By analogy to (American) football statistics, we are only measuring the performance of the starting quarterback for the U.S. economic team. It is possible for a football team to win even though the quarterback is below average — an overwhelming defense and a punishing running game can compensate for a journey-man quarterback — but the performance of the starting quarterback is by far the best predictor of a football team’s final results. The U.S. economy might grow without the U.S. consumer’s support, but only with net exports and/or unsustainable governmental consumption. At the current time the likelihood of the U.S. becoming a net exporter is very low, and unsustainable governmental consumption is simply that: unsustainable.
It is also helpful to distinguish between “leading” and “predicting”; we have deliberately decided to measure discretionary consumer demand data because it is highly leading, while fully realizing that the volatile data provides amplified signals. Fortunately during the 2008 recession the BEA’s numbers for the full economy eventually matched the discretionary consumer demand portion (that we measure) with embarrassing accuracy. While we know that we are measuring only one portion of the economy — the quarterback in the above analogy — we still feel that those measurements reliably lead the economy as a whole. And they should not be expected to predict exactly what the BEA’s 1937 based methodologies eventually measure — for those portions of the economy that really mattered in 1937.
As the saying goes: our numbers are what they are. They are pure daily measures of on-line consumer demand for discretionary durable goods. If consumer demand decisions initiate 70% of all U.S. commerce, we would like to measure that demand as far “upstream” as possible.

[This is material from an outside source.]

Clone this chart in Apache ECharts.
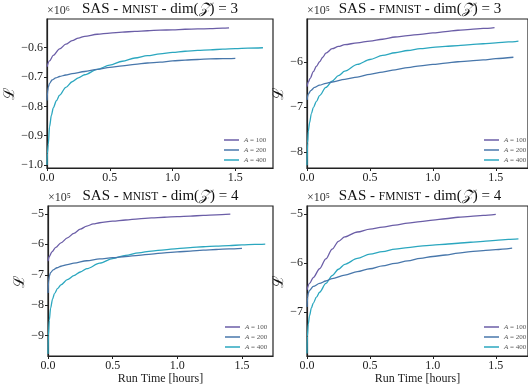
<!DOCTYPE html>
<html>
<head>
<meta charset="utf-8">
<script src="https://cdn.jsdelivr.net/npm/echarts@6/dist/echarts.min.js"></script>
<style>
  html, body { margin: 0; padding: 0; background: #fff; }
  #chart { width: 528px; height: 387px; }
</style>
</head>
<body>
<div id="chart"></div>
<script>
// Run time in hours, loss in units of the panel multiplier (x10^6 or x10^5)
const MNIST3_T100 = [0, 0.02, 0.05, 0.1, 0.15, 0.2, 0.25, 0.3, 0.4, 0.5, 0.6, 0.7, 0.8, 0.9, 1.0, 1.1, 1.2, 1.3, 1.4, 1.45];
const MNIST3_L100 = [-0.665, -0.645, -0.626, -0.604, -0.588, -0.576, -0.567, -0.561, -0.554, -0.550, -0.547, -0.544, -0.542, -0.540, -0.539, -0.537, -0.536, -0.535, -0.533, -0.532];
const MNIST3_T200 = [0, 0.005, 0.01, 0.02, 0.04, 0.07, 0.1, 0.15, 0.2, 0.3, 0.4, 0.5, 0.6, 0.7, 0.8, 0.9, 1.0, 1.1, 1.2, 1.3, 1.4, 1.5];
const MNIST3_L200 = [-0.78, -0.75, -0.735, -0.722, -0.71, -0.703, -0.698, -0.693, -0.688, -0.681, -0.674, -0.667, -0.662, -0.657, -0.652, -0.649, -0.645, -0.642, -0.640, -0.638, -0.637, -0.636];
const MNIST3_T400 = [0, 0.003, 0.01, 0.02, 0.035, 0.05, 0.075, 0.1, 0.15, 0.2, 0.25, 0.3, 0.4, 0.5, 0.6, 0.7, 0.8, 0.9, 1.0, 1.1, 1.2, 1.3, 1.4, 1.5, 1.6, 1.72];
const MNIST3_L400 = [-1.0, -0.96, -0.93, -0.87, -0.83, -0.805, -0.78, -0.762, -0.735, -0.716, -0.703, -0.692, -0.674, -0.659, -0.646, -0.635, -0.627, -0.621, -0.616, -0.612, -0.609, -0.607, -0.605, -0.603, -0.601, -0.600];

const FMNIST3_T100 = [0, 0.01, 0.025, 0.05, 0.075, 0.1, 0.125, 0.15, 0.2, 0.25, 0.3, 0.4, 0.5, 0.6, 0.7, 0.8, 0.9, 1.0, 1.1, 1.2, 1.3, 1.4, 1.49];
const FMNIST3_L100 = [-6.55, -6.45, -6.37, -6.22, -6.1, -6.0, -5.9, -5.81, -5.71, -5.66, -5.62, -5.58, -5.54, -5.50, -5.45, -5.42, -5.39, -5.36, -5.33, -5.30, -5.28, -5.26, -5.24];
const FMNIST3_T200 = [0, 0.01, 0.03, 0.06, 0.1, 0.15, 0.2, 0.3, 0.4, 0.5, 0.6, 0.7, 0.8, 0.9, 1.0, 1.1, 1.2, 1.3, 1.4, 1.5, 1.64];
const FMNIST3_L200 = [-6.85, -6.72, -6.64, -6.57, -6.52, -6.48, -6.45, -6.39, -6.34, -6.28, -6.23, -6.18, -6.13, -6.09, -6.06, -6.03, -6.00, -5.98, -5.96, -5.93, -5.90];
const FMNIST3_T400 = [0, 0.005, 0.01, 0.02, 0.035, 0.05, 0.075, 0.1, 0.15, 0.2, 0.25, 0.3, 0.4, 0.5, 0.6, 0.7, 0.8, 0.9, 1.0, 1.1, 1.2, 1.3, 1.4, 1.5, 1.6, 1.68];
const FMNIST3_L400 = [-8.3, -7.8, -7.55, -7.36, -7.15, -7.02, -6.88, -6.75, -6.57, -6.43, -6.31, -6.21, -6.06, -5.95, -5.86, -5.80, -5.75, -5.71, -5.68, -5.66, -5.64, -5.62, -5.60, -5.58, -5.56, -5.54];

const MNIST4_T100 = [0, 0.01, 0.03, 0.06, 0.1, 0.15, 0.2, 0.25, 0.3, 0.35, 0.4, 0.5, 0.6, 0.7, 0.8, 0.9, 1.0, 1.1, 1.2, 1.3, 1.41];
const MNIST4_L100 = [-6.55, -6.4, -6.25, -6.1, -5.95, -5.79, -5.64, -5.5, -5.4, -5.33, -5.29, -5.24, -5.2, -5.16, -5.13, -5.11, -5.09, -5.07, -5.05, -5.03, -5.01];
const MNIST4_T200 = [0, 0.005, 0.01, 0.02, 0.04, 0.07, 0.1, 0.15, 0.2, 0.3, 0.4, 0.5, 0.6, 0.7, 0.8, 0.9, 1.0, 1.1, 1.2, 1.3, 1.4, 1.5];
const MNIST4_L200 = [-7.6, -7.2, -7.05, -6.93, -6.84, -6.77, -6.72, -6.67, -6.62, -6.54, -6.48, -6.44, -6.40, -6.36, -6.32, -6.28, -6.25, -6.22, -6.19, -6.17, -6.15, -6.13];
const MNIST4_T400 = [0, 0.003, 0.01, 0.02, 0.035, 0.05, 0.075, 0.1, 0.15, 0.2, 0.25, 0.3, 0.4, 0.5, 0.6, 0.7, 0.8, 0.9, 1.0, 1.1, 1.2, 1.3, 1.4, 1.5, 1.6, 1.68];
const MNIST4_L400 = [-9.6, -9.0, -8.5, -8.1, -7.8, -7.62, -7.45, -7.33, -7.16, -7.03, -6.91, -6.80, -6.62, -6.47, -6.36, -6.28, -6.22, -6.18, -6.14, -6.11, -6.08, -6.06, -6.04, -6.02, -6.0, -5.99];

const FMNIST4_T100 = [0, 0.02, 0.05, 0.1, 0.15, 0.2, 0.25, 0.3, 0.4, 0.5, 0.6, 0.7, 0.8, 0.9, 1.0, 1.1, 1.2, 1.3, 1.4, 1.5];
const FMNIST4_L100 = [-6.55, -6.42, -6.3, -6.12, -5.92, -5.72, -5.56, -5.47, -5.37, -5.31, -5.27, -5.23, -5.19, -5.16, -5.13, -5.10, -5.07, -5.05, -5.03, -5.01];
const FMNIST4_T200 = [0, 0.005, 0.01, 0.02, 0.05, 0.1, 0.15, 0.2, 0.3, 0.4, 0.5, 0.6, 0.7, 0.8, 0.9, 1.0, 1.1, 1.2, 1.3, 1.4, 1.5, 1.63];
const FMNIST4_L200 = [-6.9, -6.7, -6.62, -6.56, -6.48, -6.42, -6.37, -6.32, -6.25, -6.18, -6.12, -6.06, -6.01, -5.96, -5.91, -5.87, -5.84, -5.80, -5.77, -5.75, -5.73, -5.70];
const FMNIST4_T400 = [0, 0.003, 0.01, 0.02, 0.035, 0.05, 0.075, 0.1, 0.15, 0.2, 0.25, 0.3, 0.4, 0.5, 0.6, 0.7, 0.8, 0.9, 1.0, 1.1, 1.2, 1.3, 1.4, 1.5, 1.6, 1.68];
const FMNIST4_L400 = [-7.85, -7.5, -7.25, -7.08, -6.92, -6.82, -6.7, -6.6, -6.42, -6.26, -6.13, -6.03, -5.91, -5.82, -5.77, -5.72, -5.69, -5.66, -5.64, -5.62, -5.6, -5.58, -5.56, -5.54, -5.52, -5.51];

const SERIES_NAMES = ['A = 100', 'A = 200', 'A = 400'];
const X_TICKS = [0, 0.5, 1.0, 1.5];
const MNIST3_YTICKS = [-1.0, -0.9, -0.8, -0.7, -0.6];
const FMNIST3_YTICKS = [-8, -7, -6];
const MNIST4_YTICKS = [-9, -8, -7, -6, -5];
const FMNIST4_YTICKS = [-7, -6, -5];

const COLORS = ['#6b5ea7', '#4877ab', '#2ba7bf'];
const SERIF = "'Liberation Serif', 'DejaVu Serif', serif";

const panels = [
  { ds: 'MNIST', dim: 3, mult: '6', rect: { left: 47, top: 19, width: 226, height: 149 },
    xMax: 1.80, yMin: -1.01, yMax: -0.502, yTicks: MNIST3_YTICKS, dec: 1, nameGap: 27, xName: false,
    runs: [[MNIST3_T100, MNIST3_L100], [MNIST3_T200, MNIST3_L200], [MNIST3_T400, MNIST3_L400]] },
  { ds: 'FMNIST', dim: 3, mult: '5', rect: { left: 307, top: 19, width: 226, height: 149 },
    xMax: 1.756, yMin: -8.36, yMax: -5.05, yTicks: FMNIST3_YTICKS, dec: 0, nameGap: 19, xName: false,
    runs: [[FMNIST3_T100, FMNIST3_L100], [FMNIST3_T200, FMNIST3_L200], [FMNIST3_T400, FMNIST3_L400]] },
  { ds: 'MNIST', dim: 4, mult: '5', rect: { left: 48, top: 206, width: 225, height: 150 },
    xMax: 1.74, yMin: -9.67, yMax: -4.74, yTicks: MNIST4_YTICKS, dec: 0, nameGap: 20, xName: true,
    runs: [[MNIST4_T100, MNIST4_L100], [MNIST4_T200, MNIST4_L200], [MNIST4_T400, MNIST4_L400]] },
  { ds: 'FMNIST', dim: 4, mult: '5', rect: { left: 307, top: 206, width: 226, height: 150 },
    xMax: 1.756, yMin: -7.9, yMax: -4.84, yTicks: FMNIST4_YTICKS, dec: 0, nameGap: 17, xName: true,
    runs: [[FMNIST4_T100, FMNIST4_L100], [FMNIST4_T200, FMNIST4_L200], [FMNIST4_T400, FMNIST4_L400]] },
];

const fmt = (v, dec) => (v < 0 ? '\u2212' : '') + Math.abs(v).toFixed(dec);

const chart = echarts.init(document.getElementById('chart'), null, { renderer: 'canvas' });

const option = {
  backgroundColor: '#fff',
  animation: false,
  title: panels.map(p => ({
    text: `SAS - {sc|${p.ds}} - dim({z|\u{1D4B5}}) = ${p.dim}`,
    left: p.rect.left + p.rect.width / 2,
    textAlign: 'center',
    top: p.rect.top - 17,
    padding: 0,
    textStyle: {
      fontFamily: SERIF, fontSize: 15, fontWeight: 'normal', color: '#111',
      rich: {
        sc: { fontFamily: SERIF, fontSize: 11.5, color: '#111' },
        z: { fontFamily: SERIF, fontSize: 15, fontStyle: 'italic', color: '#111' },
      },
    },
  })),
  grid: panels.map(p => ({
    left: p.rect.left, top: p.rect.top, width: p.rect.width, height: p.rect.height,
    show: true, borderColor: '#222', borderWidth: 1.2, backgroundColor: 'transparent',
  })),
  xAxis: panels.map((p, i) => ({
    type: 'value', gridIndex: i, min: 0, max: p.xMax,
    name: p.xName ? 'Run Time [hours]' : '',
    nameLocation: 'middle', nameGap: 16,
    nameTextStyle: { fontFamily: SERIF, fontSize: 12, color: '#222' },
    axisLine: { show: true, lineStyle: { color: '#222', width: 1.2 } },
    axisTick: { show: true, length: 3, inside: false, customValues: X_TICKS, lineStyle: { color: '#222' } },
    axisLabel: { customValues: X_TICKS, margin: 4, fontFamily: SERIF, fontSize: 12, color: '#222',
      formatter: v => v.toFixed(1) },
    splitLine: { show: false },
  })),
  yAxis: panels.map((p, i) => ({
    type: 'value', gridIndex: i, min: p.yMin, max: p.yMax,
    name: '\u2112', nameLocation: 'middle', nameGap: p.nameGap, nameRotate: 90,
    nameTextStyle: { fontFamily: SERIF, fontSize: 15, color: '#111' },
    axisLine: { show: true, lineStyle: { color: '#222', width: 1.2 } },
    axisTick: { show: true, length: 3, inside: false, customValues: p.yTicks, lineStyle: { color: '#222' } },
    axisLabel: { customValues: p.yTicks, margin: 4, fontFamily: SERIF, fontSize: 12, color: '#222',
      formatter: v => fmt(v, p.dec) },
    splitLine: { show: false },
  })),
  legend: panels.map(p => ({
    data: SERIES_NAMES,
    orient: 'vertical',
    left: p.rect.left + 177,
    top: p.rect.top + 117,
    icon: 'rect',
    itemWidth: 15, itemHeight: 2, itemGap: 2,
    padding: 0,
    itemStyle: { opacity: 0.75 },
    formatter: n => '{i|A}' + n.slice(1),
    textStyle: {
      fontFamily: SERIF, fontSize: 7, lineHeight: 8, color: '#555',
      rich: { i: { fontFamily: SERIF, fontSize: 7, lineHeight: 8, fontStyle: 'italic', color: '#555' } },
    },
  })),
  graphic: panels.map(p => ({
    type: 'text', left: p.rect.left, top: p.rect.top - 14,
    style: { text: '\u00d710' + (p.mult === '6' ? '\u2076' : '\u2075'), font: `12px ${SERIF}`, fill: '#333' },
  })),
  series: [],
};

panels.forEach((p, i) => {
  p.runs.forEach(([t, l], k) => {
    option.series.push({
      name: SERIES_NAMES[k],
      type: 'line',
      xAxisIndex: i, yAxisIndex: i,
      data: t.map((x, j) => [x, l[j]]),
      symbol: 'none', showSymbol: false,
      smooth: 0.3, smoothMonotone: 'x',
      color: COLORS[k],
      lineStyle: { width: 1.3, color: COLORS[k] },
      z: 3 - k,
    });
  });
});

chart.setOption(option);
</script>
</body>
</html>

If the consumer is in fact the quarterback of our American economy, why does it appear that he is now preparing for a ‘quick kick?’ As Rick states, the numbers are what they are, but as anybody in Wall Street knows, numbers don’t lie. Liars lie.
In keeping with the football analogy, is that Tim Geithner over there in his letter sweater holding some pom-poms and a megaphone? While over here it looks like Ben Bernanke has once again tried to spike the Gatorade.
I have no affiliation or business interest with any entity referenced in this commentary. As President of Greenwich Investment Management, an SEC regulated privately held registered investment adviser, I am merely a proponent of real transparency within our markets so that investor confidence and investor protection can be achieved.